Key Decisions for Investors

  • Short FTSE 250 / long FTSE 100 for the next 4-8 weeks: the domestic revenue mix in the midcap index is more exposed to policy uncertainty and weak confidence, while the large-cap index is insulated by global earnings. Risk/reward is attractive if leadership noise persists into the next fiscal messaging cycle.
  • Buy GBP downside via 1-3 month GBP/USD puts or a bearish risk-reversal: the setup is for near-term political volatility to outweigh macro data. Stop if a credible replacement emerges and rhetoric shifts decisively toward fiscal discipline and growth.

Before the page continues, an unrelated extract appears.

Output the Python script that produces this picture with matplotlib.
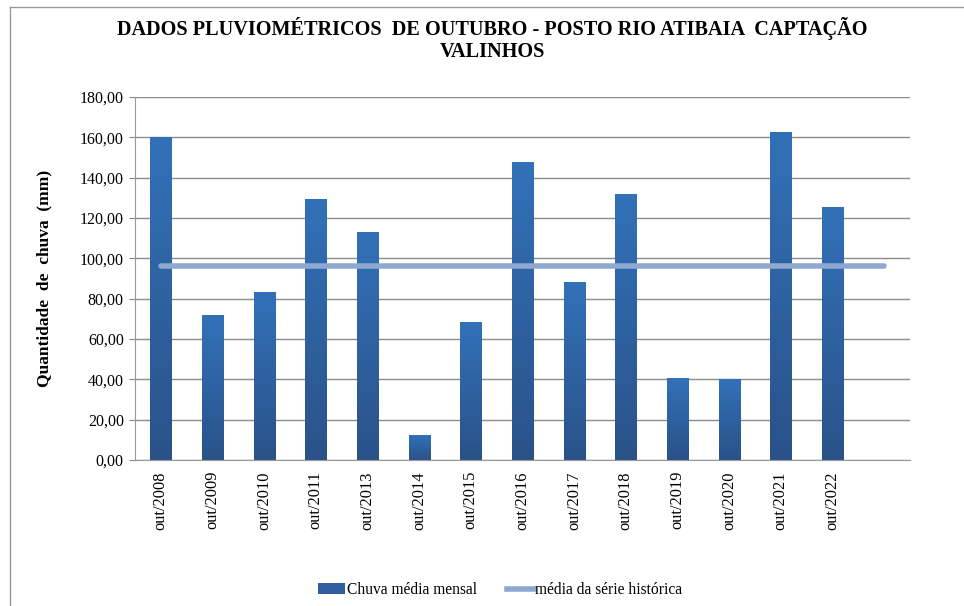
import numpy as np
import matplotlib.pyplot as plt
from matplotlib.lines import Line2D
from matplotlib.patches import Patch

plt.rcParams['font.family'] = ['Liberation Serif', 'DejaVu Serif']

meses = ["out/2008", "out/2009", "out/2010", "out/2011", "out/2013", "out/2014",
         "out/2015", "out/2016", "out/2017", "out/2018", "out/2019", "out/2020",
         "out/2021", "out/2022", ""]
chuva = [160.0, 71.5, 83.2, 129.3, 112.9, 12.0, 68.0, 147.5, 88.0, 131.7,
         40.2, 39.8, 162.6, 125.3, np.nan]
media_historica = [96.0] * 15

fig = plt.figure(figsize=(9.64, 6.06), dpi=100)
ax = fig.add_axes([0.140, 0.241, 0.804, 0.599])

x = np.arange(len(meses))
largura = 0.41

# bars with vertical gradient (dark at the bottom, lighter at the top)
grad = np.linspace(0, 1, 256).reshape(-1, 1)
cmap = plt.matplotlib.colors.LinearSegmentedColormap.from_list(
    "azul", ["#2a5289", "#3271b8"])
for xi, v in zip(x, chuva):
    if np.isnan(v):
        continue
    ax.imshow(grad, extent=[xi - largura / 2, xi + largura / 2, 0, v],
              origin="lower", cmap=cmap, aspect="auto", zorder=2)

ax.plot(x, media_historica, color="#8ea8d0", linewidth=4,
        solid_capstyle="round", zorder=3)

ax.set_xlim(-0.5, len(meses) - 0.5)
ax.set_ylim(0, 180)
ax.set_yticks(np.arange(0, 181, 20))
ax.set_yticklabels([f"{t:.2f}".replace(".", ",") for t in np.arange(0, 181, 20)],
                   fontsize=11.5)
ax.set_xticks(x)
ax.set_xticklabels(meses, rotation=90, fontsize=11.8)
ax.tick_params(axis="x", length=0, pad=8)
ax.tick_params(axis="y", length=4, color="#888888", pad=4)
ax.yaxis.grid(True, color="#8c8c8c", linewidth=1, zorder=0)
ax.set_axisbelow(True)
for s in ["top", "right"]:
    ax.spines[s].set_visible(False)
ax.spines["left"].set_color("#999999")
ax.spines["bottom"].set_color("#999999")

ax.set_ylabel("Quantidade  de  chuva  (mm)", fontsize=12.5, fontweight="bold",
              labelpad=20)

fig.text(0.511, 0.972, "DADOS PLUVIOMÉTRICOS  DE OUTUBRO - POSTO RIO ATIBAIA  CAPTAÇÃO\nVALINHOS",
         ha="center", va="top", fontsize=14.6, fontweight="bold",
         linespacing=1.15)

handles = [Patch(facecolor="#2e5e9e", edgecolor="none"),
           Line2D([0], [0], color="#8ea8d0", linewidth=4)]
fig.legend(handles, ["Chuva média mensal", "média da série histórica"],
           loc="center", bbox_to_anchor=(0.519, 0.026), ncol=2, frameon=False,
           fontsize=11.2, handlelength=1.75, handletextpad=0.1, columnspacing=1.9)

# outer frame of the chart area
fig.add_artist(Line2D([10 / 964, 1], [1 - 7 / 606, 1 - 7 / 606],
                      color="#999999", linewidth=1))
fig.add_artist(Line2D([10 / 964, 10 / 964], [0, 1 - 7 / 606],
                      color="#999999", linewidth=1))

fig.savefig("out.png", dpi=100)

  • Long UK gilt vol via receiver-neutral option structures on long-end futures: the cleaner expression is volatility rather than outright duration, because leadership uncertainty can steepen term-premium swings without a sustained rate trend. Best entry is before the next major party-management headline cycle.
  • Pair long multinational UK large caps with short domestic UK banks/retailers: favor exporters and overseas earners over names dependent on consumer confidence and local credit demand. This is a 1-2 quarter trade with better convexity if household sentiment deteriorates further.
  • Avoid initiating fresh longs in UK housebuilders until after the leadership question is resolved: these names are sensitive to confidence, mortgage expectations, and policy continuity. A 10-15% drawdown from political repricing is plausible before fundamentals reassert themselves.